| Objective |
Write again exactly the lines in the listing below, starting at the line with "Write the matplotlib code for this chart." and ending at the line with "bin_width = 2.28", both included. Pictures are not copied.

| Entries provided |
====

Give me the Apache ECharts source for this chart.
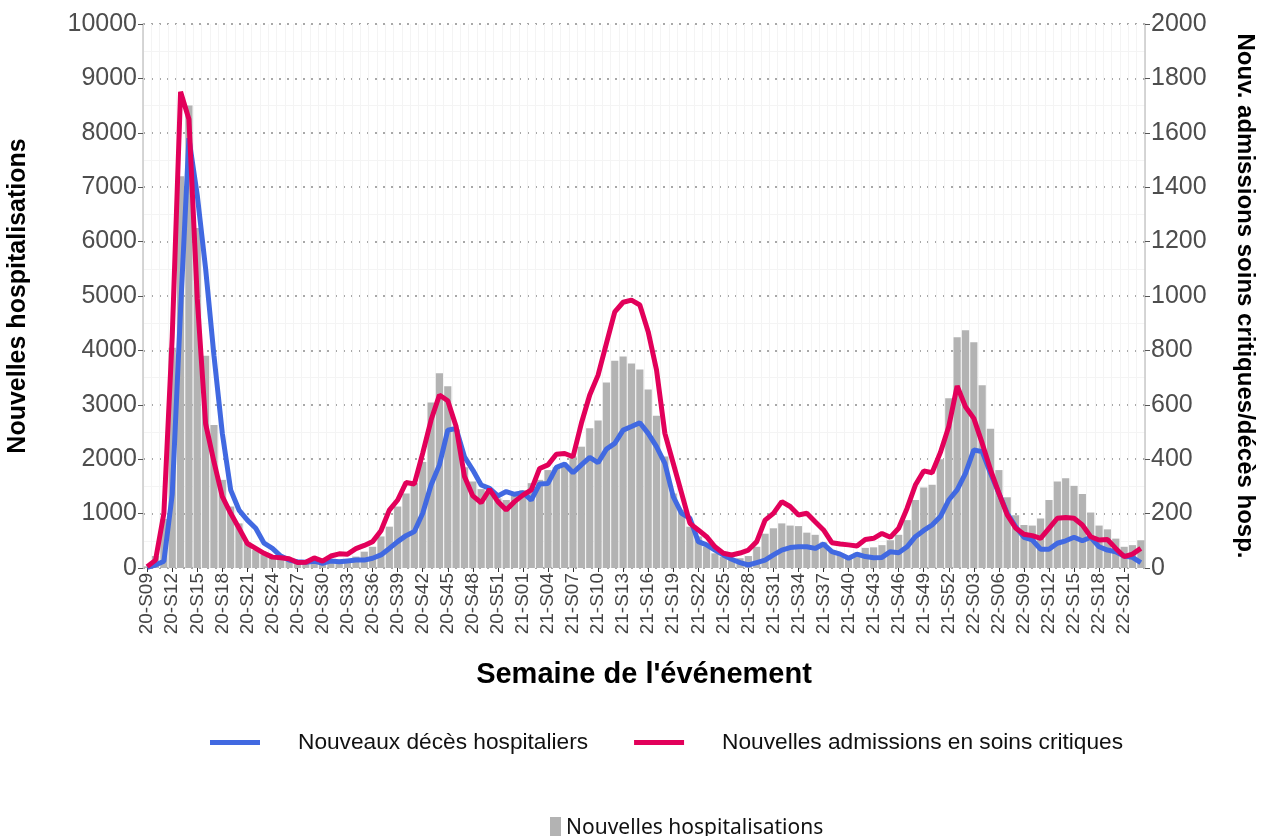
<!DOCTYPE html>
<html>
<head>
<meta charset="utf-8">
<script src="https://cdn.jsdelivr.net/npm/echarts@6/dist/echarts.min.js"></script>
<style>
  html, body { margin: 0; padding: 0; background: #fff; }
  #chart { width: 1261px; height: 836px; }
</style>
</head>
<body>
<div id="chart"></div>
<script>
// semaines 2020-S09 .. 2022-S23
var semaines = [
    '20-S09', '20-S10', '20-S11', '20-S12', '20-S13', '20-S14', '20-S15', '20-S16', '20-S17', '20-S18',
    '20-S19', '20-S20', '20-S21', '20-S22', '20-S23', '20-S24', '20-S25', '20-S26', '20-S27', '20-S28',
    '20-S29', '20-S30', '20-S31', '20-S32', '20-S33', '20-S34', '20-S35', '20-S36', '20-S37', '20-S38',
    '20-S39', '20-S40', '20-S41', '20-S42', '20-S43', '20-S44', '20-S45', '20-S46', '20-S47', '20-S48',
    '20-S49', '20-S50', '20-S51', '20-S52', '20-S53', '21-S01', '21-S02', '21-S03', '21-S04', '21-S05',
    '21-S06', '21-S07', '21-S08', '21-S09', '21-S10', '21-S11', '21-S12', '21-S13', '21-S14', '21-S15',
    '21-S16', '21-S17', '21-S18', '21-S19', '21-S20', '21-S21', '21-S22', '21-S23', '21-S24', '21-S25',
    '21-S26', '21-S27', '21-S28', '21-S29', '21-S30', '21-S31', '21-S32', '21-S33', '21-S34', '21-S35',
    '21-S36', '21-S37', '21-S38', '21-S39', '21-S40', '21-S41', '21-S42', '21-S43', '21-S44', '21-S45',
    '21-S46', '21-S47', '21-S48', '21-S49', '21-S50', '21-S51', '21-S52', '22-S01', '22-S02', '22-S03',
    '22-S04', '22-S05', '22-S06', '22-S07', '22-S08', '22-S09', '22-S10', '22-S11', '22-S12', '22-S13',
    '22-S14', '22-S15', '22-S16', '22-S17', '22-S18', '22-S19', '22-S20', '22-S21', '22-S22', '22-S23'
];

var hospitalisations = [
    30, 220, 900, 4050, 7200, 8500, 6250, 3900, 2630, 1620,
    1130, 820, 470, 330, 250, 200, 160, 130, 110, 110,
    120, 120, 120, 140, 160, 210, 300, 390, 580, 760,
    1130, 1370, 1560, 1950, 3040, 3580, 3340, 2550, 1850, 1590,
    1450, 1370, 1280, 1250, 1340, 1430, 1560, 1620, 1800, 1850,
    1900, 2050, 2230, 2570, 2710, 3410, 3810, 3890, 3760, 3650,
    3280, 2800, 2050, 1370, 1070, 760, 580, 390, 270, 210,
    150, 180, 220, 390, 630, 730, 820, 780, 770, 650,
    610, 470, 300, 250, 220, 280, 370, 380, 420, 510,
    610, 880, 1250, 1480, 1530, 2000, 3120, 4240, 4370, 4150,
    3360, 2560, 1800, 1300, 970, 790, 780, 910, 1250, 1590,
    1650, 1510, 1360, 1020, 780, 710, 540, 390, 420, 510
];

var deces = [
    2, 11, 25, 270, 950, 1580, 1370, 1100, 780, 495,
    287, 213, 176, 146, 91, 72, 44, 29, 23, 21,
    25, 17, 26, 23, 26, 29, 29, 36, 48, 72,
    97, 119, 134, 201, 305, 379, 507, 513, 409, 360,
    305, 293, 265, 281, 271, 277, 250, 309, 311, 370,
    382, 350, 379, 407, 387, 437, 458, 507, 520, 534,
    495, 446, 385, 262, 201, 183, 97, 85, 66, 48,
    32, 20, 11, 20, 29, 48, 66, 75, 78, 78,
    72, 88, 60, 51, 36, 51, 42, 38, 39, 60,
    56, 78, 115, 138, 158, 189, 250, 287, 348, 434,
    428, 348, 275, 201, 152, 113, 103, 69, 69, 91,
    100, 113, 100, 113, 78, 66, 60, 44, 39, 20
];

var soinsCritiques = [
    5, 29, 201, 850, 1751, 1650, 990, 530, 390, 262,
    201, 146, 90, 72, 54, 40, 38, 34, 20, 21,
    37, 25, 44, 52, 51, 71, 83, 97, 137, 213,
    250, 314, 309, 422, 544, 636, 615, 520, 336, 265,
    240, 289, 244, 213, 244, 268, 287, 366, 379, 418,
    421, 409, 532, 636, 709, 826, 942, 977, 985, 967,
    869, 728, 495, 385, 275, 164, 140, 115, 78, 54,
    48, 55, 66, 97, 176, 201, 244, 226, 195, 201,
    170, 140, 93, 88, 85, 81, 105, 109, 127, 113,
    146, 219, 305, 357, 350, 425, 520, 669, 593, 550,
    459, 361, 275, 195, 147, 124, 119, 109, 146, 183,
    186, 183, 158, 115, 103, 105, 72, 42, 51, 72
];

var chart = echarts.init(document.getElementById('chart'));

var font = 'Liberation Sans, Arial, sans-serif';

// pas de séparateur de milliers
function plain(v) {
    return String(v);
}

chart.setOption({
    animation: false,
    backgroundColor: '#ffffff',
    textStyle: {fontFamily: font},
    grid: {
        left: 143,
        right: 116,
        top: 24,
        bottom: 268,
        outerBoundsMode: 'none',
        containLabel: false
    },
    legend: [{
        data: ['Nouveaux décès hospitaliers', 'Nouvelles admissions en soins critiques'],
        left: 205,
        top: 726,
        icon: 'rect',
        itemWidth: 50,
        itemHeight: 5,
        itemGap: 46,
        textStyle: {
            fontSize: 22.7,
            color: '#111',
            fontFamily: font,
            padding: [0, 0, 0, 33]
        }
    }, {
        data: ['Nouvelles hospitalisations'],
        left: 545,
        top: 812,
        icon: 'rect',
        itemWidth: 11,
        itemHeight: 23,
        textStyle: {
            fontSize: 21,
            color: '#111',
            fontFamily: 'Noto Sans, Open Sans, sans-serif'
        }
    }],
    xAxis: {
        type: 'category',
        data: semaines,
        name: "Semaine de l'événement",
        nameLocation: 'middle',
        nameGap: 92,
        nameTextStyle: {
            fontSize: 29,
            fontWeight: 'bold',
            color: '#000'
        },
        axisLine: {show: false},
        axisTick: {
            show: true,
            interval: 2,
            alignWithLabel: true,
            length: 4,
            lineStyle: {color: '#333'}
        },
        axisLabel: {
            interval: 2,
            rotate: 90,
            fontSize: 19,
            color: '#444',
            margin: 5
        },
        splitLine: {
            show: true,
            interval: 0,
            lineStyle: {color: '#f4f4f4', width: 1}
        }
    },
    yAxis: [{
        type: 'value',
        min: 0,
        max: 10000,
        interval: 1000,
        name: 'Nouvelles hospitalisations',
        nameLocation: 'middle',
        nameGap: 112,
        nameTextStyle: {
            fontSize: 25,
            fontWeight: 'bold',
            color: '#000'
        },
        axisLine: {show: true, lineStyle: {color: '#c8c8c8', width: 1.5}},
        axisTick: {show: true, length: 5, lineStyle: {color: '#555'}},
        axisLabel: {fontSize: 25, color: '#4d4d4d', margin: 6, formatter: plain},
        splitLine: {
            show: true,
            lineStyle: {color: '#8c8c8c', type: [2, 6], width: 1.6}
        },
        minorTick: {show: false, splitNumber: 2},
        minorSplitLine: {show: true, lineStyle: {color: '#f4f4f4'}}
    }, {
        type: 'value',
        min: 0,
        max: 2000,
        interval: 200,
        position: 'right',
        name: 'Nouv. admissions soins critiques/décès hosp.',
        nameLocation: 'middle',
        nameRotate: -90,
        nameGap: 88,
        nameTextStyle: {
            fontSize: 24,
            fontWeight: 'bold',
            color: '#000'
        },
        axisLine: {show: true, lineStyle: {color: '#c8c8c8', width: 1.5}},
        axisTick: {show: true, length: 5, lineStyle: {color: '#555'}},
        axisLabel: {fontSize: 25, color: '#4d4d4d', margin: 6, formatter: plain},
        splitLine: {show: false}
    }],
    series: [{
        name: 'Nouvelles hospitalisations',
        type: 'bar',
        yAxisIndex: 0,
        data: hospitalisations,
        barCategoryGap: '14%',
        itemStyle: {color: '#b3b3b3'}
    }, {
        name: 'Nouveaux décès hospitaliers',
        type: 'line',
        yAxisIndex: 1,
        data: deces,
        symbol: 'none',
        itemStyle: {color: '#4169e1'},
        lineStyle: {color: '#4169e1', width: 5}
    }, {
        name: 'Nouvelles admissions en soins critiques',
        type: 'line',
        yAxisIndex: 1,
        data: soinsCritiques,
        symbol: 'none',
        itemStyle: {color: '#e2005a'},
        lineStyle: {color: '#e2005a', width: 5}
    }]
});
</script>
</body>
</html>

====

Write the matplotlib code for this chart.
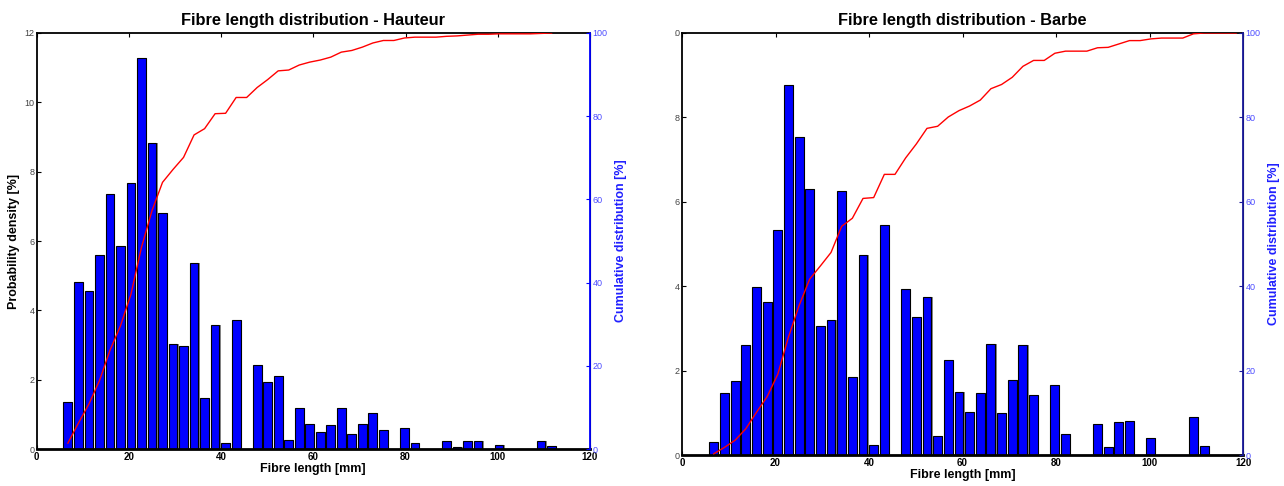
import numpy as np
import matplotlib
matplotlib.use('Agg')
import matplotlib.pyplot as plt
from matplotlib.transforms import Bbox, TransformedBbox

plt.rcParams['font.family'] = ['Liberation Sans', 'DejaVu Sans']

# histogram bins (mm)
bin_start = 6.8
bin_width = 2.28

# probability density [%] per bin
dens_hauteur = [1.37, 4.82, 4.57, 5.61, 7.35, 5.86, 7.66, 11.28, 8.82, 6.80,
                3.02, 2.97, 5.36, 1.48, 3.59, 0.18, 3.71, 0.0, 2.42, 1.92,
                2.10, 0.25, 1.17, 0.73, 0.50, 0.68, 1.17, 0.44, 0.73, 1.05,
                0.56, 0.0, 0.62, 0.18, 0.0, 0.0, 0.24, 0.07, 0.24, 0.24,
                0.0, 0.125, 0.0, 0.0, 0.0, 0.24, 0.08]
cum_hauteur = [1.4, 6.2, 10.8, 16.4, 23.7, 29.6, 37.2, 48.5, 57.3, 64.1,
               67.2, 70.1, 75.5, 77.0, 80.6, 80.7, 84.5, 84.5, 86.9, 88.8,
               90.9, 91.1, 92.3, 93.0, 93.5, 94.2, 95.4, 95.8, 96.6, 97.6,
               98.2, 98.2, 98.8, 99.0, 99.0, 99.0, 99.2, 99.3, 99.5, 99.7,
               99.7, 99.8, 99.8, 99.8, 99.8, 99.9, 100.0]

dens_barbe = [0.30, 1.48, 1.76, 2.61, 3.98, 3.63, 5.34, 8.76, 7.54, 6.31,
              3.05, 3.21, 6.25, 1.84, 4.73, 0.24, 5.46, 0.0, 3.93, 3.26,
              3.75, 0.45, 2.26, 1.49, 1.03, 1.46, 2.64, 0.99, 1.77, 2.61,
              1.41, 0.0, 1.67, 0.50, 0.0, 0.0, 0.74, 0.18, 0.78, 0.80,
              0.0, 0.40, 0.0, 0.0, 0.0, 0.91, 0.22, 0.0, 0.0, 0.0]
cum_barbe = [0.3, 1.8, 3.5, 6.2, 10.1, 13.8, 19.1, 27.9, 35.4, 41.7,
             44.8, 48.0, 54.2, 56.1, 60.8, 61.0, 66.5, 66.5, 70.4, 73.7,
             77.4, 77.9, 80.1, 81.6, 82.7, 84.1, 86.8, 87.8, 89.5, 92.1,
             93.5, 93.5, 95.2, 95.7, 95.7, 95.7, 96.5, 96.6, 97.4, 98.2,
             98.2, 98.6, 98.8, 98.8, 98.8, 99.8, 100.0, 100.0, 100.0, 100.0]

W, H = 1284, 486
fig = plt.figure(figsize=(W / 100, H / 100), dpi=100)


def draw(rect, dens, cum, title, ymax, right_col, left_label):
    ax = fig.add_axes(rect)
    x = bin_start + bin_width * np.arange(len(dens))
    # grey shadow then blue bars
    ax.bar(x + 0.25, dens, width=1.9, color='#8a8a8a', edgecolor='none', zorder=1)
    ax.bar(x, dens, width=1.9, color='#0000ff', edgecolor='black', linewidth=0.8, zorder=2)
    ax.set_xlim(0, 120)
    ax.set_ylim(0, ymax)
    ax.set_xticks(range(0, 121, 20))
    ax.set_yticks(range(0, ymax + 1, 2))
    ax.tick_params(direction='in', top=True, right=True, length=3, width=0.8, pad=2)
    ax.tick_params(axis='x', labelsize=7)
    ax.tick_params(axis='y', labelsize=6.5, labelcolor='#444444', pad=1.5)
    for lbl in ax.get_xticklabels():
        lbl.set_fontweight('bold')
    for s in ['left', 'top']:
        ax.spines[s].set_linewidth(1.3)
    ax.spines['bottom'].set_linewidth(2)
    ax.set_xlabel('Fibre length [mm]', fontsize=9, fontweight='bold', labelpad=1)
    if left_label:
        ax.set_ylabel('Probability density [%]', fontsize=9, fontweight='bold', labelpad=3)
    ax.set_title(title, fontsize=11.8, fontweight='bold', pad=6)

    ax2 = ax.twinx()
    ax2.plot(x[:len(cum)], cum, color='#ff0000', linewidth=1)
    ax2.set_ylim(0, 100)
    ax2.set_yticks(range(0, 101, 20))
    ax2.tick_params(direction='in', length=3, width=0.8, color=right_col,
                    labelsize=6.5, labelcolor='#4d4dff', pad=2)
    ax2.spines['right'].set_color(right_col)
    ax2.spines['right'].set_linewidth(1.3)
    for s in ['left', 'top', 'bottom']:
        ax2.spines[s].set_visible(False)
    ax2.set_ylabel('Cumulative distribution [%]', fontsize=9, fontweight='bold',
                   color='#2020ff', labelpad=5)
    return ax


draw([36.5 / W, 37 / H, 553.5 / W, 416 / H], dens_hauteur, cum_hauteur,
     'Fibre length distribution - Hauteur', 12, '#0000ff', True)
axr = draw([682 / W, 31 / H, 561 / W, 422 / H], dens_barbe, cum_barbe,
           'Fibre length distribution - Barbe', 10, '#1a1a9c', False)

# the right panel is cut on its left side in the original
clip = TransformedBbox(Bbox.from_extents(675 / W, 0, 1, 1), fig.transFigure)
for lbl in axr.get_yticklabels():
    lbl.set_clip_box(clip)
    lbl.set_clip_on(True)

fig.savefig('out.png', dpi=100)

====

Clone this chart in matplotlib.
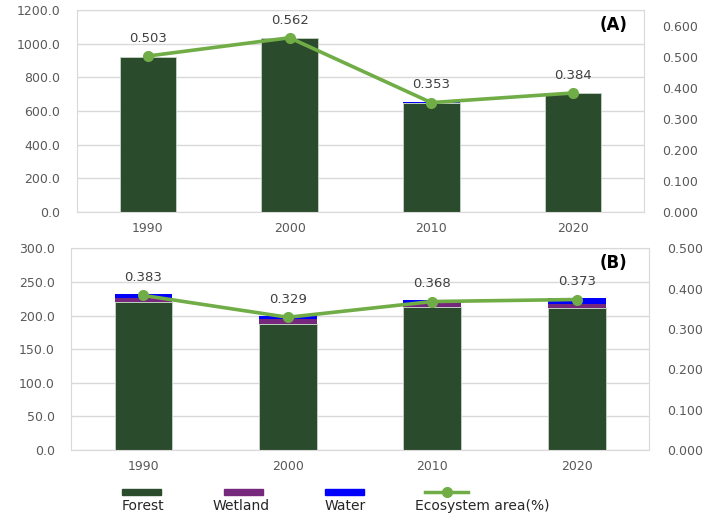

====

| Task response |
Write the matplotlib code for this chart.
import numpy as np
import matplotlib
matplotlib.use('Agg')
import matplotlib.pyplot as plt
from matplotlib.transforms import Bbox, TransformedBbox

plt.rcParams['font.family'] = ['Liberation Sans', 'DejaVu Sans']

# histogram bins (mm)
bin_start = 6.8
bin_width = 2.28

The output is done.